> [Job]
Repeat only what lies from the line with "Convert this chart to matplotlib code." to the line with "0.1225, 0.1275, 0.1325, 0.1375, 0.1425, 0.1475, 0.1525, 0.1575]", those two lines included, exactly as it stands; omit any images.

> [Data]

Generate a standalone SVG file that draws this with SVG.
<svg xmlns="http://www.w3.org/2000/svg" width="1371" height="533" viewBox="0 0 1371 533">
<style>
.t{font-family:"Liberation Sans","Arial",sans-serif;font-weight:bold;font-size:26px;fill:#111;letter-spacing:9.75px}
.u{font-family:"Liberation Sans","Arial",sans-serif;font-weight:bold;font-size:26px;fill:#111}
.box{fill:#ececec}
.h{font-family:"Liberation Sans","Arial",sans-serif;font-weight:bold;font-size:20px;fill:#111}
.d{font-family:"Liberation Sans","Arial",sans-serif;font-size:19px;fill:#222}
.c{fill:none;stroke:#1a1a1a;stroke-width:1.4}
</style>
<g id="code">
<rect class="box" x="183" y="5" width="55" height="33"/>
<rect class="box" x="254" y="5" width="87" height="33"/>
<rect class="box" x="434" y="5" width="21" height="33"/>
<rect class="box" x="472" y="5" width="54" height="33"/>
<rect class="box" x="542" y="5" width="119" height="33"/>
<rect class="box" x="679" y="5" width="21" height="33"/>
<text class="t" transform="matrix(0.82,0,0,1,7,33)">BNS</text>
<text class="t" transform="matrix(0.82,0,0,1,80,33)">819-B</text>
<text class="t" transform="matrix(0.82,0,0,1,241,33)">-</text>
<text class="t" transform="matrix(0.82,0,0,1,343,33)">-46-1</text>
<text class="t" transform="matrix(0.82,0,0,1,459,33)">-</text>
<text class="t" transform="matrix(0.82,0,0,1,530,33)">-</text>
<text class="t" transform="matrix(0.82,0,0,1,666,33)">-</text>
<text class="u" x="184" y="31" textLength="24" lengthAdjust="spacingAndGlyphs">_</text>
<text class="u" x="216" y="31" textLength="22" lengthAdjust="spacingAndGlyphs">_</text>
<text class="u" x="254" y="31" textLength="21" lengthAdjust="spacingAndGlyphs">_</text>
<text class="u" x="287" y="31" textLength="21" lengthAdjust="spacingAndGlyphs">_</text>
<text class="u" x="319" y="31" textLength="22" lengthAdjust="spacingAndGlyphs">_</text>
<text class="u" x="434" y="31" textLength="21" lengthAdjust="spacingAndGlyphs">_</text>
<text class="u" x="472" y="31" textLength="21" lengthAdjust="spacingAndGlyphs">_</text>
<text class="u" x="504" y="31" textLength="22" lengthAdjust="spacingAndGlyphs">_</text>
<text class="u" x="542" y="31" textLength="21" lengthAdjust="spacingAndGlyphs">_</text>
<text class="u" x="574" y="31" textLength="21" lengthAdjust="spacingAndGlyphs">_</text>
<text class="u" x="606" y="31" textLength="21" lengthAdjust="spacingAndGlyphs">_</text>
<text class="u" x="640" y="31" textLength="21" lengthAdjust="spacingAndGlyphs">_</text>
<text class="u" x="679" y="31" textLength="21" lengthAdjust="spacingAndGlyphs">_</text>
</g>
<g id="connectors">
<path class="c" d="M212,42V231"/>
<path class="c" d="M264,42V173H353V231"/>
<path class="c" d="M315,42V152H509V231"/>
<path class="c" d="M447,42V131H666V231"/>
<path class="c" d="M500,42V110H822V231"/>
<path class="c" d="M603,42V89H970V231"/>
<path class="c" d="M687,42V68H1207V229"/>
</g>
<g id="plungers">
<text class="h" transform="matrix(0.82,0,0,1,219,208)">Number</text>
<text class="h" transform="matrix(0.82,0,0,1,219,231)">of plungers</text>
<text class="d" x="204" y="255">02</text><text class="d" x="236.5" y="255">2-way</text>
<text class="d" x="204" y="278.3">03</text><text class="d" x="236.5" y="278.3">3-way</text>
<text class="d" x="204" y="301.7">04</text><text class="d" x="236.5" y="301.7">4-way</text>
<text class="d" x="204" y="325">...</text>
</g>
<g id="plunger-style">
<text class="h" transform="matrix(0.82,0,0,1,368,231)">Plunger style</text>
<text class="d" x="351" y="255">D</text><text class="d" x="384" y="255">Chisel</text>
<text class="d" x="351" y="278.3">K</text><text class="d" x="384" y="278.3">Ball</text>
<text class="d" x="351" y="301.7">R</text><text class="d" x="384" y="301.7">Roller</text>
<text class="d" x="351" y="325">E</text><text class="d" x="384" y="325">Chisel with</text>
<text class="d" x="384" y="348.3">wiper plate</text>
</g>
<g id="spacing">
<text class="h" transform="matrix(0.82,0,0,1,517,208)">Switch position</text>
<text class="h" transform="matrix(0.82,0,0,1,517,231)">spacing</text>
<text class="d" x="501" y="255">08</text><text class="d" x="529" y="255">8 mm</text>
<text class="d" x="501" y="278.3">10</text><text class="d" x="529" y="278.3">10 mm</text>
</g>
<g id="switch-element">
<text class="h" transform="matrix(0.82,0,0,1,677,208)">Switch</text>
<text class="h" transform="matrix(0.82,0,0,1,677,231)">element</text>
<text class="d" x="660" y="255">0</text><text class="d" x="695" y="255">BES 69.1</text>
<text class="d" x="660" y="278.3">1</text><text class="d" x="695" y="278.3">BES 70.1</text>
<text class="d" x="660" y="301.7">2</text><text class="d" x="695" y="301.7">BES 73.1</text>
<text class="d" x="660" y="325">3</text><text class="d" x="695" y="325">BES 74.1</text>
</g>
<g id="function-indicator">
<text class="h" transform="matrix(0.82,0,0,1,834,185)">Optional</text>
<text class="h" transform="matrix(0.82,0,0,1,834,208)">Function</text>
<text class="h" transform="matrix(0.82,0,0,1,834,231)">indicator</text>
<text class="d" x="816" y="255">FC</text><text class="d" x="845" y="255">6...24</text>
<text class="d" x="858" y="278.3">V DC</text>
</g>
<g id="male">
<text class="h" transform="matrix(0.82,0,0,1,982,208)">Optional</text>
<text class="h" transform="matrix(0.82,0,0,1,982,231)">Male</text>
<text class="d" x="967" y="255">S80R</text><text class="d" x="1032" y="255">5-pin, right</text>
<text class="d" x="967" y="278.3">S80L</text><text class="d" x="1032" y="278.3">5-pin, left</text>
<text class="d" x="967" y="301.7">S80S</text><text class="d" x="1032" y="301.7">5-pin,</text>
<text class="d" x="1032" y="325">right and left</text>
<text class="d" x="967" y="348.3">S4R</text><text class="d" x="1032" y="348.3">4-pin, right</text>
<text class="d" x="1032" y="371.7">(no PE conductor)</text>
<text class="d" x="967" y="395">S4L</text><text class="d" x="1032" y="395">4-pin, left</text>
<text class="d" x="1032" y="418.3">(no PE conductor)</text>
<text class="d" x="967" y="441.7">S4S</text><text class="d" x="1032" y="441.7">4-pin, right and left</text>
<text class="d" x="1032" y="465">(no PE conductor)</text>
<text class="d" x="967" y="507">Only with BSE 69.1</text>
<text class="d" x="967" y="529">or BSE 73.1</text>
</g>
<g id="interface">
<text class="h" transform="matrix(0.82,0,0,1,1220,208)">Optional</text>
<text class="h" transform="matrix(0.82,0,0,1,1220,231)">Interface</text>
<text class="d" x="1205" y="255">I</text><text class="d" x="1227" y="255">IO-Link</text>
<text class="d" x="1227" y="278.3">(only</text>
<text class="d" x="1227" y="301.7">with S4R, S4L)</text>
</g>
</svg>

* * *

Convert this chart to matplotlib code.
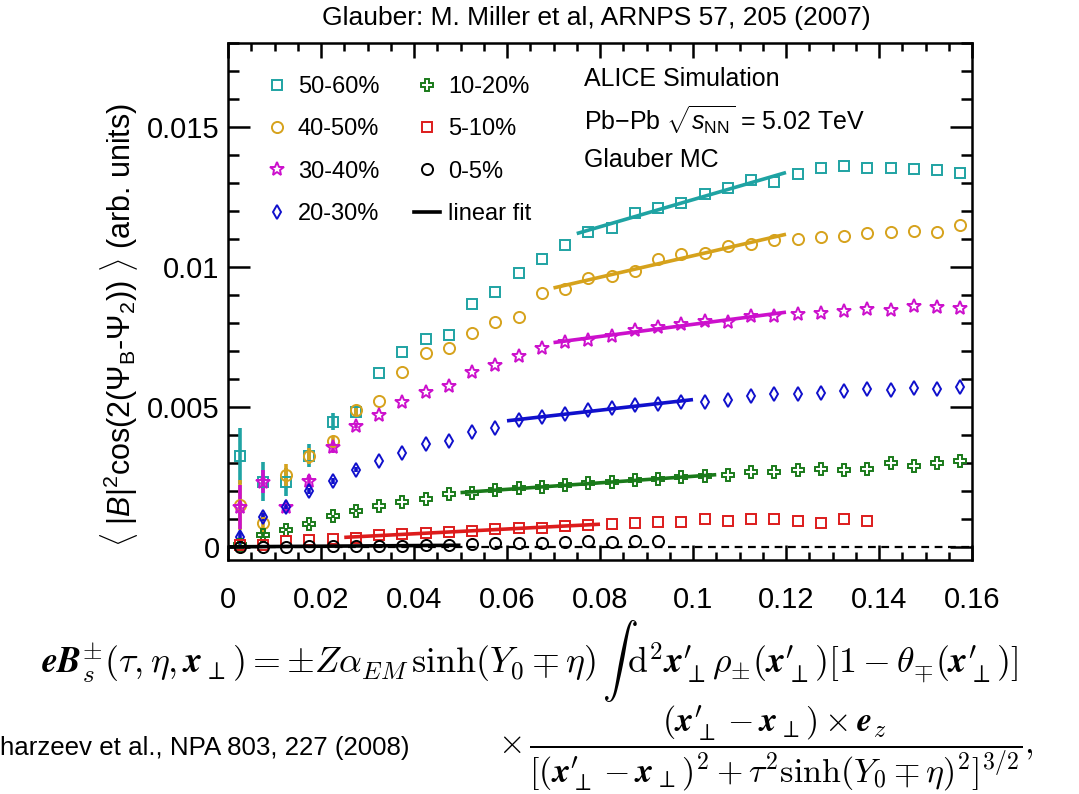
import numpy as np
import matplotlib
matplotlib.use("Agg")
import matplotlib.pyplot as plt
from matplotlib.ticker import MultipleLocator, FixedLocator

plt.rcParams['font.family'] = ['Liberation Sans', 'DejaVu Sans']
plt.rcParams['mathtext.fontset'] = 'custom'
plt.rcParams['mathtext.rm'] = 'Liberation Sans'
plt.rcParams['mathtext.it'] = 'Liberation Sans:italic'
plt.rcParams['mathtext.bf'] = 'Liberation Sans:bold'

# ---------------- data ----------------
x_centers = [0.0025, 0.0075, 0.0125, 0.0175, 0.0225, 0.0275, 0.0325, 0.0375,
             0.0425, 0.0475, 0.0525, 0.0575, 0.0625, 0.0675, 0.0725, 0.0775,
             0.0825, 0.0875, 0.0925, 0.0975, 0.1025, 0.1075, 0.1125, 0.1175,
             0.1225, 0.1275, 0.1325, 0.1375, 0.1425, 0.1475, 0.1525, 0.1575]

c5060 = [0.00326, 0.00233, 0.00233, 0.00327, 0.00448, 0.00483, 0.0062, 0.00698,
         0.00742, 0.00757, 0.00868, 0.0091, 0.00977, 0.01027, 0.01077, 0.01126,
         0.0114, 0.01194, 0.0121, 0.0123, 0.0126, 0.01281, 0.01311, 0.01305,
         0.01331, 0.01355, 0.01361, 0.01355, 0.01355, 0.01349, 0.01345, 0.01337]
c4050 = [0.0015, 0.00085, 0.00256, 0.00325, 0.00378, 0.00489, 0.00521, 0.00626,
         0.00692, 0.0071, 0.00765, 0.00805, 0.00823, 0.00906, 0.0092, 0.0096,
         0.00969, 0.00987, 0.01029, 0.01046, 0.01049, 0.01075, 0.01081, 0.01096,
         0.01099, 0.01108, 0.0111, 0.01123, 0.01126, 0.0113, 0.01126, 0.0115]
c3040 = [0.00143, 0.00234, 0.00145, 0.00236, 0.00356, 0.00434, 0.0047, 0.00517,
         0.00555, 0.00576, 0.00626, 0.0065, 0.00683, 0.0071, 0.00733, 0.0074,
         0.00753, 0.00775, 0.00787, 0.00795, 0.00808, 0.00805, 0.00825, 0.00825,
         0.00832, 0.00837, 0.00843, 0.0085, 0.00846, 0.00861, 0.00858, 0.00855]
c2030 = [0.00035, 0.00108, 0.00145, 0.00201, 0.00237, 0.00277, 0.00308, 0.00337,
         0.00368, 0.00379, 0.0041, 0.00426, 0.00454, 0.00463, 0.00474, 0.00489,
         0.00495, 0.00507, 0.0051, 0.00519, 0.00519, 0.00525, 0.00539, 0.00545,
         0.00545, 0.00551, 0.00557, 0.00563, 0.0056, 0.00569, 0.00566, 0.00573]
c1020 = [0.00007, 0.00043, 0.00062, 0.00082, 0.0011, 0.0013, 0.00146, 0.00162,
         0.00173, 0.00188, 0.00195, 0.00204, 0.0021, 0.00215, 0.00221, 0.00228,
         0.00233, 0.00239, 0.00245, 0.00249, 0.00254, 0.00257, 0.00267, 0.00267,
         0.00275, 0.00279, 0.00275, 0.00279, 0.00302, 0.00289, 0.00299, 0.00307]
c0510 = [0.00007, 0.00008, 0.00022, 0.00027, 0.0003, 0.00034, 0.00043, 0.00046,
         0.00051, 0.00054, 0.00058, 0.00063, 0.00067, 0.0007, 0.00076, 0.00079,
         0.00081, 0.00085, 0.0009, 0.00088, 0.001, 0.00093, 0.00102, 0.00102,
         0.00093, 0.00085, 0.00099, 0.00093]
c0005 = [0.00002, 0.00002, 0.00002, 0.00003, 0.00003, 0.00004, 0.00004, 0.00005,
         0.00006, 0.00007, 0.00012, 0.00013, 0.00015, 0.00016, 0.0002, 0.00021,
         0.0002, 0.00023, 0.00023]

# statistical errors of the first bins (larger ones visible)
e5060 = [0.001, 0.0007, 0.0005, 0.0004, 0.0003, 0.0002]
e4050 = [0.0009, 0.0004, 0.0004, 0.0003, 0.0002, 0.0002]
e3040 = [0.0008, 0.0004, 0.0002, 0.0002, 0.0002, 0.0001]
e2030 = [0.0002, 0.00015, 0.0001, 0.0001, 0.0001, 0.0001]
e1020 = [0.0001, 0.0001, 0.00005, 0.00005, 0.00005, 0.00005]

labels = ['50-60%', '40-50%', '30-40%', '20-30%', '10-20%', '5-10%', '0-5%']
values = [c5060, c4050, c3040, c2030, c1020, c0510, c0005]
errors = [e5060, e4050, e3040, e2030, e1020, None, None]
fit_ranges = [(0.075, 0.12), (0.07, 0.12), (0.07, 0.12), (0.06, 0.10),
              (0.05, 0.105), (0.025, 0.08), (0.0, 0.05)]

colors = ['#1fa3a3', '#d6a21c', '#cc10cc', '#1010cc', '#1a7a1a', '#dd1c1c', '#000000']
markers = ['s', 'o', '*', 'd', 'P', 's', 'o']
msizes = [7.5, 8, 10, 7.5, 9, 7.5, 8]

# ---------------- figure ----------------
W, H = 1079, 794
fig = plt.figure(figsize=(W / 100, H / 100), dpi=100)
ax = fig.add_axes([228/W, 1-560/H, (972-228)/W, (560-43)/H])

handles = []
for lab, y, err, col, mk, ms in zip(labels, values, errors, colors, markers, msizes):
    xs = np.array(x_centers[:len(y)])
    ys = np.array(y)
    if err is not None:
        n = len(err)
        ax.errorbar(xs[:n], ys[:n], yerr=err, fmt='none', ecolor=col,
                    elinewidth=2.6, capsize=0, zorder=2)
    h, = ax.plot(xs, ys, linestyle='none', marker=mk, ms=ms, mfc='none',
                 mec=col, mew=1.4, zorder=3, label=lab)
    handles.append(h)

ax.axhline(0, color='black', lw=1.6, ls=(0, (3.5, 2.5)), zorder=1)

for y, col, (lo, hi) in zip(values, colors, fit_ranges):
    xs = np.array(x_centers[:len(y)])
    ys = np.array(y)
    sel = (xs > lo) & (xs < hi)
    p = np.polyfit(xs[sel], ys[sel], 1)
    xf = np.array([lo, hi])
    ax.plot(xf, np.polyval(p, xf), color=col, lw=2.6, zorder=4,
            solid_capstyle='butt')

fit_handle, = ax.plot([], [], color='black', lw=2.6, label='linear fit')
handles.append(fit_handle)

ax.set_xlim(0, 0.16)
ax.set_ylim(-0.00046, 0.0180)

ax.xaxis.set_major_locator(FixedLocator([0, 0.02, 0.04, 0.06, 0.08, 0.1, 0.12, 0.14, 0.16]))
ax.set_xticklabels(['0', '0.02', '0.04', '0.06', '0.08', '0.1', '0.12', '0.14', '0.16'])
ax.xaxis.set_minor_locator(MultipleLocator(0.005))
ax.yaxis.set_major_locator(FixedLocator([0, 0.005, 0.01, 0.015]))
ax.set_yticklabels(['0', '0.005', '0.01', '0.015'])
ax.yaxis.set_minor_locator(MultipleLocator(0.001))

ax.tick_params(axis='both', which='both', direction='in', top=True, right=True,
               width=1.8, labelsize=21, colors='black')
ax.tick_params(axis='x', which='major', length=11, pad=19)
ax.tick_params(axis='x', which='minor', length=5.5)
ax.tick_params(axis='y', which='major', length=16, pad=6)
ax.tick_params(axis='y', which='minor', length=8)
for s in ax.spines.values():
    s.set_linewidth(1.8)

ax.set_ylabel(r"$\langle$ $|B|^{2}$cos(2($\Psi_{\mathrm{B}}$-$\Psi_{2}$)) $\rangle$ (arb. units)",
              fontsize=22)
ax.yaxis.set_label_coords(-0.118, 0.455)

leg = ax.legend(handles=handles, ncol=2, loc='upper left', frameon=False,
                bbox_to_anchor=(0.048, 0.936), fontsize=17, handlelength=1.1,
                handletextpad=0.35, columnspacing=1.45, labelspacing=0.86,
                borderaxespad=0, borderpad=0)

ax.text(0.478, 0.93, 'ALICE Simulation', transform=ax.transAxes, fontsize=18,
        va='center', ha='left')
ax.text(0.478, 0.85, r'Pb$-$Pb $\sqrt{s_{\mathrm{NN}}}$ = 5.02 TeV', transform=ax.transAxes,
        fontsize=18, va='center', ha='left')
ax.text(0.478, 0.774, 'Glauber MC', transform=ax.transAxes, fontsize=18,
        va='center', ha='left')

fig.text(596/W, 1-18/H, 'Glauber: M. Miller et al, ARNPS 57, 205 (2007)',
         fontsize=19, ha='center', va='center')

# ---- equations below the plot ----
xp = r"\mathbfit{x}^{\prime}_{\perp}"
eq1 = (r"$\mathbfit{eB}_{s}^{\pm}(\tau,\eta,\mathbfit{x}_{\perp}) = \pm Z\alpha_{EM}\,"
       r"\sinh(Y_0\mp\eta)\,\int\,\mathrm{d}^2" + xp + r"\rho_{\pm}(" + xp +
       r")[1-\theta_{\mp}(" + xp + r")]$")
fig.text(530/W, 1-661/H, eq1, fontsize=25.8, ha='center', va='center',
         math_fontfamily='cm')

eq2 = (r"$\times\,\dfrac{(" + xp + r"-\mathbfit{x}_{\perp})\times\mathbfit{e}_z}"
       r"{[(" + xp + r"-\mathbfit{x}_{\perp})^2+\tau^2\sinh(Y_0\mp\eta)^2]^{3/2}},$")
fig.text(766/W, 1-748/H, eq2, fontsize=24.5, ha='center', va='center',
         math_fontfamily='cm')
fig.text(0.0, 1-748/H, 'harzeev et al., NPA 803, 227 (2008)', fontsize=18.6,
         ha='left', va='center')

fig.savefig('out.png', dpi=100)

> [Output for this exercise]
Convert this chart to matplotlib code.
import numpy as np
import matplotlib
matplotlib.use("Agg")
import matplotlib.pyplot as plt
from matplotlib.ticker import MultipleLocator, FixedLocator

plt.rcParams['font.family'] = ['Liberation Sans', 'DejaVu Sans']
plt.rcParams['mathtext.fontset'] = 'custom'
plt.rcParams['mathtext.rm'] = 'Liberation Sans'
plt.rcParams['mathtext.it'] = 'Liberation Sans:italic'
plt.rcParams['mathtext.bf'] = 'Liberation Sans:bold'

# ---------------- data ----------------
x_centers = [0.0025, 0.0075, 0.0125, 0.0175, 0.0225, 0.0275, 0.0325, 0.0375,
             0.0425, 0.0475, 0.0525, 0.0575, 0.0625, 0.0675, 0.0725, 0.0775,
             0.0825, 0.0875, 0.0925, 0.0975, 0.1025, 0.1075, 0.1125, 0.1175,
             0.1225, 0.1275, 0.1325, 0.1375, 0.1425, 0.1475, 0.1525, 0.1575]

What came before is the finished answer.